Hâdo romanchikkâ (ハードロマンチッカー, Hard Romantiker)
Hādo romanchikkā (ハードロマンチッカー, Hard Romantiker). Regia: Gu Su-yeon. Soggetto: da un romanzo di Gu Suyeon. Sceneggiatura: Gu Mitsumori. Fotografia (colore): Mushū Hideyuki. Scenografia: Nakame Toshiharu. Montaggio: Wakabayashi Kazuhisa, Watanabe Katsurō. Musica: Wada Kaori. Interpreti e personaggi: Matsuda Shōta (Gu), Ashina Sei, Nagayama Kento (Tatsu), Emoto Tokio (Masaru), Sei Ashina (Natsuko), Watanabe Atsuro (il poliziotto). Produzione: Tōei, Kinoshita Group, Kadokawa Haruki Office. Durata: 109’. Prima uscita nelle sale giapponesi: 26 novembre 2011.
Punteggio ★★★
Regista e romanziere, nato in Giappone ma di origini coreane, Gu Su-yeon (1961), realizza con Hard Romanticker il suo terzo film, un’opera decisamente più dura che romantica. Sullo sfondo, semi autobiografico, di violenti scontri fra giovani giapponesi e coetanei di origini coreane, il film narra, con una certa complessità d’intreccio e andirivieni temporali, la storia di un giovane ribelle, Gu, dai capelli biondi e dallo sguardo freddo, che non vuole suscitare alcun sentimento d’empatia da parte dello spettatore. Una vecchia massacrata per errore a colpi di bastone, una ragazza duramente pestata sulle scale di una scuola, due studentesse drogate e poi più volte violentate non sono che alcune delle situazioni che il film mette in scena con un sadismo a tratti difficilmente sopportabile. Come vogliono però certe tendenze diffuse nel cinema contemporaneo (Tarantino docet), queste ed altre efferatezze sono stemperate da diverse soluzioni ironiche, affidate sia a determinati personaggi (come quello della zia di Gu), sia a certe situazioni paradossali (l’amico di Gu che, ad esempio, si fa restituire con una certa imbarazzata ritrosia il casco con cui questi ha appena finito di massacrare un giovane stupratore). Più interessanti dei contenuti risultano probabilmente le scelte di regia e messinscena, a partire dalla ricorrenza di fissi long take che nella loro ieratica indifferenza contrastano e danno un sapore particolare alle movimentate zuffe che si succedono a ripetizione, creando così un evidente e voluto conflitto tra uno sguardo pacato e stabile, da una parte, e dei fatti violenti e molto mossi, dall’altra.

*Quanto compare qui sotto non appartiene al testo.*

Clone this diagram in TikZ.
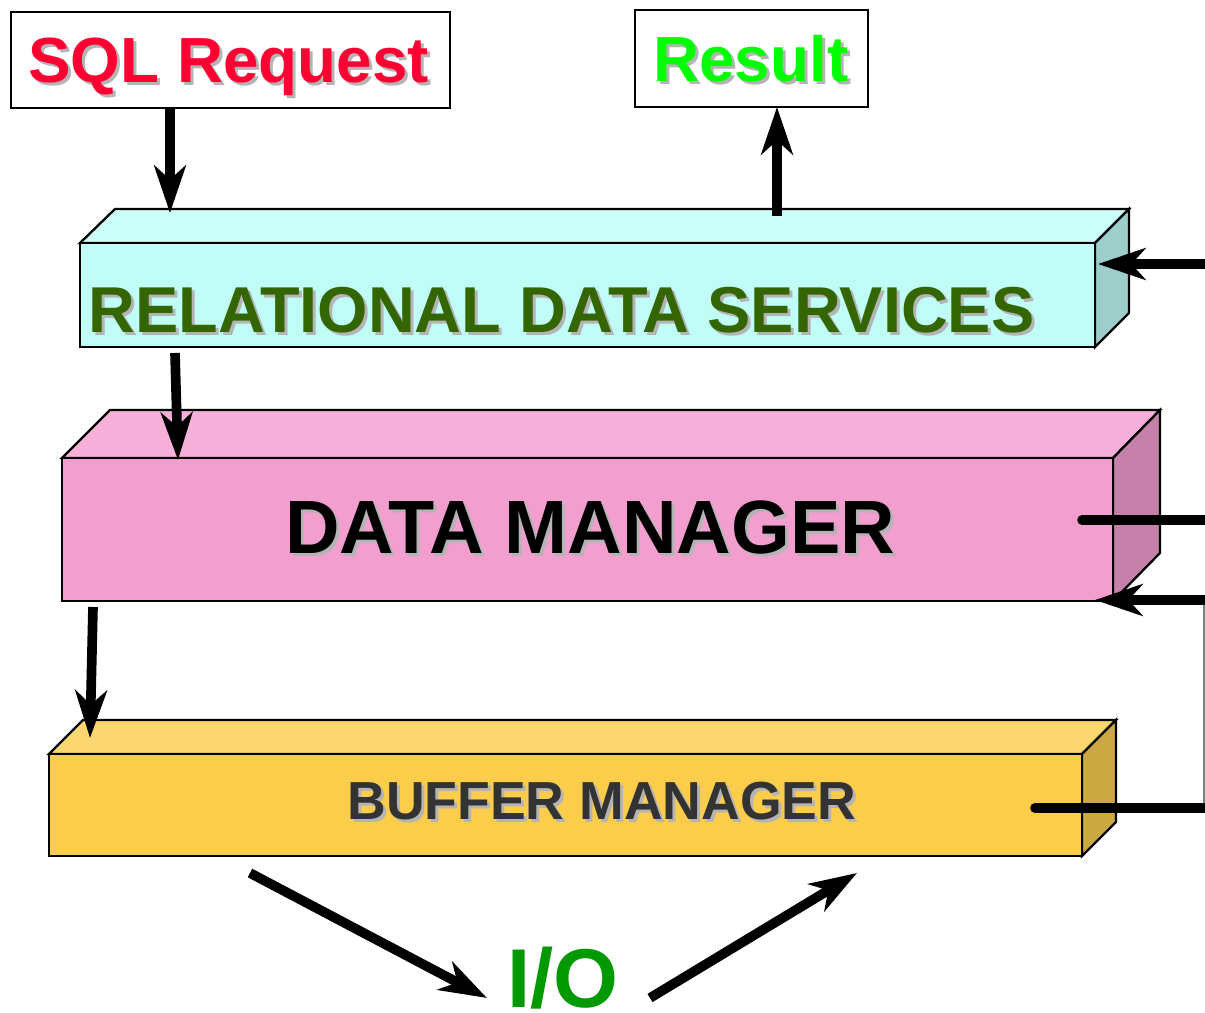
\documentclass[tikz,border=0pt]{standalone}
\usepackage{fontspec}
\setmainfont{Liberation Sans}
\usetikzlibrary{arrows.meta}

\definecolor{rdstop}{HTML}{CCFFFA}
\definecolor{rdsfront}{HTML}{BFFDF6}
\definecolor{rdsside}{HTML}{9ECEC9}
\definecolor{dmtop}{HTML}{F6B0D9}
\definecolor{dmfront}{HTML}{F29ECF}
\definecolor{dmside}{HTML}{C581A9}
\definecolor{bmtop}{HTML}{FCD771}
\definecolor{bmfront}{HTML}{FCCC4B}
\definecolor{bmside}{HTML}{CCA843}
\definecolor{sqlred}{HTML}{FF0033}
\definecolor{resgreen}{HTML}{00FF00}
\definecolor{rdsgreen}{HTML}{336600}
\definecolor{iogreen}{HTML}{009900}
\definecolor{bmgray}{HTML}{333333}
\definecolor{shade}{HTML}{B4B4B4}

\begin{document}
\begin{tikzpicture}[x=0.02cm,y=-0.02cm,
  edge/.style={draw=black,line width=1.3pt,line join=miter},
  lbl/.style={anchor=base west,inner sep=0pt},
  big/.style={font=\bfseries\fontsize{36.3}{40}\selectfont},
  rdsfont/.style={font=\bfseries\fontsize{36.9}{40}\selectfont},
  dmfont/.style={font=\bfseries\fontsize{43}{46}\selectfont},
  bmfont/.style={font=\bfseries\fontsize{30.5}{34}\selectfont},
  bigarrow/.style={line width=5.5pt,-{Stealth[length=27pt,width=18pt,inset=8pt]}},
  stub/.style={line width=5.5pt,line cap=round},
  labelbox/.style={draw=black,line width=1.3pt,fill=white,inner sep=0pt,anchor=north west}]
\useasboundingbox (0,0) rectangle (1205,1013);

% ---- Relational data services slab
\path[edge,fill=rdstop] (80,243) -- (115,209) -- (1129,209) -- (1095,243) -- cycle;
\path[edge,fill=rdsside] (1095,243) -- (1129,209) -- (1129,313) -- (1095,347) -- cycle;
\path[edge,fill=rdsfront] (80,243) rectangle (1095,347);

% ---- Data manager slab
\path[edge,fill=dmtop] (62,458) -- (110,410) -- (1160,410) -- (1113,458) -- cycle;
\path[edge,fill=dmside] (1113,458) -- (1160,410) -- (1160,553) -- (1113,601) -- cycle;
\path[edge,fill=dmfront] (62,458) rectangle (1113,601);

% ---- Buffer manager slab
\path[edge,fill=bmtop] (49,754) -- (83,720) -- (1116,720) -- (1082,754) -- cycle;
\path[edge,fill=bmside] (1082,754) -- (1116,720) -- (1116,822) -- (1082,856) -- cycle;
\path[edge,fill=bmfront] (49,754) rectangle (1082,856);

% ---- Request / result boxes
\node[labelbox,minimum width=8.78cm,minimum height=1.92cm] (sqlbox) at (10,11) {};
\node[labelbox,minimum width=4.66cm,minimum height=1.94cm] (resbox) at (634,9) {};

% ---- Labels with drop shadows
\node[lbl,big,text=shade] (sqlsh) at (31,86) {SQL Request};
\node[lbl,big,text=sqlred] (sqltxt) at (28,83) {SQL Request};
\node[lbl,big,text=shade] (ressh) at (656,85) {Result};
\node[lbl,big,text=resgreen] (restxt) at (653,82) {Result};
\node[lbl,rdsfont,text=shade] (rdssh) at (91,336) {RELATIONAL DATA SERVICES};
\node[lbl,rdsfont,text=rdsgreen] (rdstxt) at (88,333) {RELATIONAL DATA SERVICES};
\node[lbl,dmfont,text=shade] (dmsh) at (288,557) {DATA MANAGER};
\node[lbl,dmfont,text=black] (dmtxt) at (285,554) {DATA MANAGER};
\node[lbl,bmfont,text=shade] (bmsh) at (350,823) {BUFFER MANAGER};
\node[lbl,bmfont,text=bmgray] (bmtxt) at (347,820) {BUFFER MANAGER};
\node[lbl,text=iogreen,font=\bfseries\fontsize{47.5}{50}\selectfont] (io) at (507,1007) {I/O};

% ---- Connector end points
\coordinate (sqlout) at (170,107);
\coordinate (rdsin) at (170,213);
\coordinate (rdsout) at (777,216);
\coordinate (resin) at (777,107);
\coordinate (rdsfeedsrc) at (1205,264);
\coordinate (rdsfeed) at (1098,264);
\coordinate (rdsdown) at (175,353);
\coordinate (dmin) at (178,460);
\coordinate (dmdown) at (93,607);
\coordinate (bmin) at (90,738);
\coordinate (dmstub) at (1082,520);
\coordinate (dmstubend) at (1205,520);
\coordinate (loopin) at (1205,600);
\coordinate (dmret) at (1095,600);
\coordinate (loopup) at (1204,600);
\coordinate (loopdown) at (1204,808);
\coordinate (bmstub) at (1035,808);
\coordinate (bmstubend) at (1205,808);
\coordinate (bmio) at (250,873);
\coordinate (ioin) at (487,998);
\coordinate (ioout) at (650,998);
\coordinate (bmret) at (857,873);

% ---- Connectors
\draw[bigarrow] (sqlout) -- (rdsin);
\draw[bigarrow] (rdsout) -- (resin);
\draw[bigarrow] (rdsfeedsrc) -- (rdsfeed);
\draw[bigarrow] (rdsdown) -- (dmin);
\draw[bigarrow] (dmdown) -- (bmin);
\draw[stub] (dmstub) -- (dmstubend);
\draw[gray,line width=0.9pt] (loopup) -- (loopdown);
\draw[stub] (bmstub) -- (bmstubend);
\draw[bigarrow] (loopin) -- (dmret);
\draw[bigarrow] (bmio) -- (ioin);
\draw[bigarrow] (ioout) -- (bmret);
\end{tikzpicture}
\end{document}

Di un certo interesse anche il lavoro sul fuori campo e, più precisamente, sul gioco delle entrate e delle uscite dal quadro, come accade ripetutamente in molte immagini che si aprono nel vuoto, si riempiono di diversi personaggi, per poi tornare a vuotarsi nel loro epilogo. O ancora, con effetti in questo caso quasi comici, quando il poliziotto, che segue Gu e l’amico lungo le viuzze del quartiere, esce ed entra continuamente in campo nel tentativo di non farsi scorgere dai due giovani malviventi. Hard Romanticker è stato presentato ai festival di Pusan e Udine. [Dario Tomasi].